- **Aim of the exercise**:
Return the listing below unchanged, minus its pictures.

*** Material provided

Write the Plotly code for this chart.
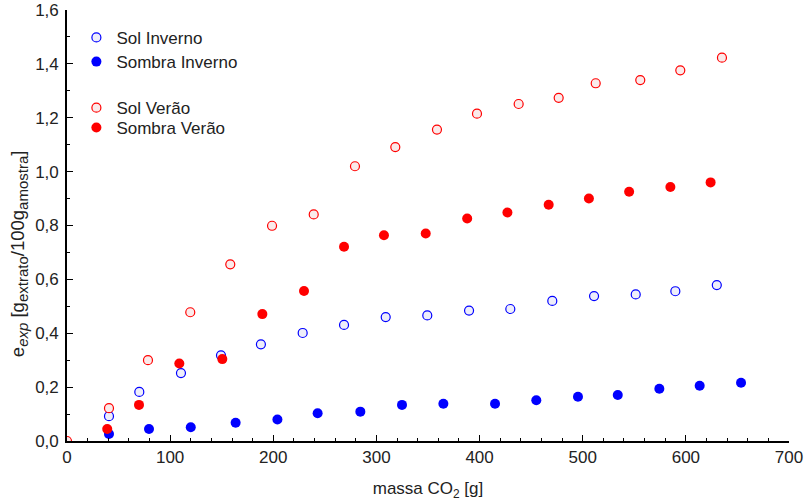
import plotly.graph_objects as go

# Data
sol_inv_x = [40.7, 70.1, 110.5, 149.3, 188, 228.5, 268.6, 309, 349.3, 389.8, 429.8, 470.5, 511, 551.4, 589.8, 630]
sol_inv_y = [0.092, 0.182, 0.252, 0.318, 0.359, 0.401, 0.431, 0.460, 0.466, 0.484, 0.490, 0.520, 0.538, 0.544, 0.556, 0.579]

som_inv_x = [40.7, 79.5, 120, 163.5, 204, 243, 284.4, 324.8, 364.9, 415, 455, 495.4, 534, 574.3, 613.4, 653.5]
som_inv_y = [0.026, 0.0445, 0.051, 0.068, 0.080, 0.103, 0.109, 0.134, 0.138, 0.138, 0.151, 0.164, 0.171, 0.194, 0.205, 0.216]

sol_ver_x = [0, 40.7, 78.5, 119.5, 158.3, 198.8, 239.2, 279.2, 318.3, 358.7, 397.5, 437.9, 476.7, 512.6, 555.8, 594.6, 635]
sol_ver_y = [0.0, 0.122, 0.300, 0.478, 0.656, 0.799, 0.841, 1.020, 1.091, 1.156, 1.215, 1.251, 1.274, 1.328, 1.340, 1.376, 1.423]

som_ver_x = [39, 69.8, 108.9, 150.6, 189.4, 229.8, 268.6, 307.3, 347.8, 388, 427, 467, 506, 545, 585, 624]
som_ver_y = [0.0445, 0.134, 0.288, 0.304, 0.471, 0.557, 0.721, 0.764, 0.770, 0.826, 0.848, 0.877, 0.900, 0.925, 0.943, 0.960]

X_RANGE = [0, 700]
Y_RANGE = [0, 1.6]

BLUE = "#0000ff"
RED = "#ff0000"
FONT = "Liberation Sans, Arial, sans-serif"
TXT = "#222222"

fig = go.Figure()

def open_marker(color, fill):
    return dict(symbol="circle", size=9, color=fill, line=dict(color=color, width=1.2))

def filled_marker(color):
    return dict(symbol="circle", size=10, color=color, line=dict(color=color, width=0))

fig.add_trace(go.Scatter(x=sol_inv_x, y=sol_inv_y, mode="markers", name="Sol Inverno",
                         marker=open_marker(BLUE, "#eeeefa"), legend="legend"))
fig.add_trace(go.Scatter(x=som_inv_x, y=som_inv_y, mode="markers", name="Sombra Inverno",
                         marker=filled_marker(BLUE), legend="legend2"))
fig.add_trace(go.Scatter(x=sol_ver_x, y=sol_ver_y, mode="markers", name="Sol Verão",
                         marker=open_marker(RED, "#faeaea"), legend="legend3"))
fig.add_trace(go.Scatter(x=som_ver_x, y=som_ver_y, mode="markers", name="Sombra Verão",
                         marker=filled_marker(RED), legend="legend4"))

axis_common = dict(
    showline=True, linecolor="black", linewidth=1.6,
    ticks="inside", ticklen=6, tickwidth=1.2, tickcolor="black",
    showgrid=False, zeroline=False, automargin=False,
    tickfont=dict(family=FONT, size=17, color=TXT),
)

def leg(ytop):
    return dict(x=0.013, y=ytop, xanchor="left", yanchor="top", bgcolor="rgba(0,0,0,0)",
                font=dict(family=FONT, size=17, color=TXT), itemwidth=30)

SUB = "<sub><span style='font-size:15px'>{}</span></sub>"
ytitle = ("e" + "<sub><i><span style='font-size:15px'>exp</span></i></sub>"
          + " [g" + SUB.format("extrato") + "/100g" + SUB.format("amostra") + "]")

fig.update_layout(
    width=809, height=502,
    margin=dict(l=67, r=20, t=10, b=61),
    paper_bgcolor="white", plot_bgcolor="white",
    separators=",.",
    font=dict(family=FONT, size=17, color=TXT),
    xaxis=dict(range=X_RANGE, dtick=100, tickformat="d",
               minor=dict(dtick=20, ticks="inside", ticklen=3, tickcolor="black"),
               title=dict(text="massa CO<sub>2</sub> [g]", font=dict(family=FONT, size=17), standoff=16),
               **axis_common),
    yaxis=dict(range=Y_RANGE, dtick=0.2, tickformat=".1f", ticklabelstandoff=3,
               minor=dict(dtick=0.1, ticks="inside", ticklen=3, tickcolor="black"),
               **axis_common),
    xaxis2=dict(range=X_RANGE, dtick=100, overlaying="x", side="top", showticklabels=False,
                minor=dict(dtick=20, ticks="inside", ticklen=3, tickcolor="black"),
                **axis_common),
    yaxis2=dict(range=Y_RANGE, dtick=0.2, overlaying="y", side="right", showticklabels=False,
                minor=dict(dtick=0.1, ticks="inside", ticklen=3, tickcolor="black"),
                **axis_common),
    legend=leg(0.977),
    legend2=leg(0.921),
    legend3=leg(0.814),
    legend4=leg(0.768),
    showlegend=True,
    annotations=[dict(text=ytitle, textangle=-90, xref="paper", yref="paper",
                      x=-0.067, y=0.435, xanchor="center", yanchor="middle",
                      showarrow=False, font=dict(family=FONT, size=18.5, color=TXT))],
)

fig.write_html("out.html")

******

- **Finished answer**:
Write the Plotly code for this chart.
import plotly.graph_objects as go

# Data
sol_inv_x = [40.7, 70.1, 110.5, 149.3, 188, 228.5, 268.6, 309, 349.3, 389.8, 429.8, 470.5, 511, 551.4, 589.8, 630]
sol_inv_y = [0.092, 0.182, 0.252, 0.318, 0.359, 0.401, 0.431, 0.460, 0.466, 0.484, 0.490, 0.520, 0.538, 0.544, 0.556, 0.579]

som_inv_x = [40.7, 79.5, 120, 163.5, 204, 243, 284.4, 324.8, 364.9, 415, 455, 495.4, 534, 574.3, 613.4, 653.5]
som_inv_y = [0.026, 0.0445, 0.051, 0.068, 0.080, 0.103, 0.109, 0.134, 0.138, 0.138, 0.151, 0.164, 0.171, 0.194, 0.205, 0.216]

sol_ver_x = [0, 40.7, 78.5, 119.5, 158.3, 198.8, 239.2, 279.2, 318.3, 358.7, 397.5, 437.9, 476.7, 512.6, 555.8, 594.6, 635]
sol_ver_y = [0.0, 0.122, 0.300, 0.478, 0.656, 0.799, 0.841, 1.020, 1.091, 1.156, 1.215, 1.251, 1.274, 1.328, 1.340, 1.376, 1.423]

som_ver_x = [39, 69.8, 108.9, 150.6, 189.4, 229.8, 268.6, 307.3, 347.8, 388, 427, 467, 506, 545, 585, 624]
som_ver_y = [0.0445, 0.134, 0.288, 0.304, 0.471, 0.557, 0.721, 0.764, 0.770, 0.826, 0.848, 0.877, 0.900, 0.925, 0.943, 0.960]

X_RANGE = [0, 700]
Y_RANGE = [0, 1.6]

BLUE = "#0000ff"
RED = "#ff0000"
FONT = "Liberation Sans, Arial, sans-serif"
TXT = "#222222"

fig = go.Figure()

def open_marker(color, fill):
    return dict(symbol="circle", size=9, color=fill, line=dict(color=color, width=1.2))

def filled_marker(color):
    return dict(symbol="circle", size=10, color=color, line=dict(color=color, width=0))

fig.add_trace(go.Scatter(x=sol_inv_x, y=sol_inv_y, mode="markers", name="Sol Inverno",
                         marker=open_marker(BLUE, "#eeeefa"), legend="legend"))
fig.add_trace(go.Scatter(x=som_inv_x, y=som_inv_y, mode="markers", name="Sombra Inverno",
                         marker=filled_marker(BLUE), legend="legend2"))
fig.add_trace(go.Scatter(x=sol_ver_x, y=sol_ver_y, mode="markers", name="Sol Verão",
                         marker=open_marker(RED, "#faeaea"), legend="legend3"))
fig.add_trace(go.Scatter(x=som_ver_x, y=som_ver_y, mode="markers", name="Sombra Verão",
                         marker=filled_marker(RED), legend="legend4"))

axis_common = dict(
    showline=True, linecolor="black", linewidth=1.6,
    ticks="inside", ticklen=6, tickwidth=1.2, tickcolor="black",
    showgrid=False, zeroline=False, automargin=False,
    tickfont=dict(family=FONT, size=17, color=TXT),
)

def leg(ytop):
    return dict(x=0.013, y=ytop, xanchor="left", yanchor="top", bgcolor="rgba(0,0,0,0)",
                font=dict(family=FONT, size=17, color=TXT), itemwidth=30)

SUB = "<sub><span style='font-size:15px'>{}</span></sub>"
ytitle = ("e" + "<sub><i><span style='font-size:15px'>exp</span></i></sub>"
          + " [g" + SUB.format("extrato") + "/100g" + SUB.format("amostra") + "]")

fig.update_layout(
    width=809, height=502,
    margin=dict(l=67, r=20, t=10, b=61),
    paper_bgcolor="white", plot_bgcolor="white",
    separators=",.",
    font=dict(family=FONT, size=17, color=TXT),
    xaxis=dict(range=X_RANGE, dtick=100, tickformat="d",
               minor=dict(dtick=20, ticks="inside", ticklen=3, tickcolor="black"),
               title=dict(text="massa CO<sub>2</sub> [g]", font=dict(family=FONT, size=17), standoff=16),
               **axis_common),
    yaxis=dict(range=Y_RANGE, dtick=0.2, tickformat=".1f", ticklabelstandoff=3,
               minor=dict(dtick=0.1, ticks="inside", ticklen=3, tickcolor="black"),
               **axis_common),
    xaxis2=dict(range=X_RANGE, dtick=100, overlaying="x", side="top", showticklabels=False,
                minor=dict(dtick=20, ticks="inside", ticklen=3, tickcolor="black"),
                **axis_common),
    yaxis2=dict(range=Y_RANGE, dtick=0.2, overlaying="y", side="right", showticklabels=False,
                minor=dict(dtick=0.1, ticks="inside", ticklen=3, tickcolor="black"),
                **axis_common),
    legend=leg(0.977),
    legend2=leg(0.921),
    legend3=leg(0.814),
    legend4=leg(0.768),
    showlegend=True,
    annotations=[dict(text=ytitle, textangle=-90, xref="paper", yref="paper",
                      x=-0.067, y=0.435, xanchor="center", yanchor="middle",
                      showarrow=False, font=dict(family=FONT, size=18.5, color=TXT))],
)

fig.write_html("out.html")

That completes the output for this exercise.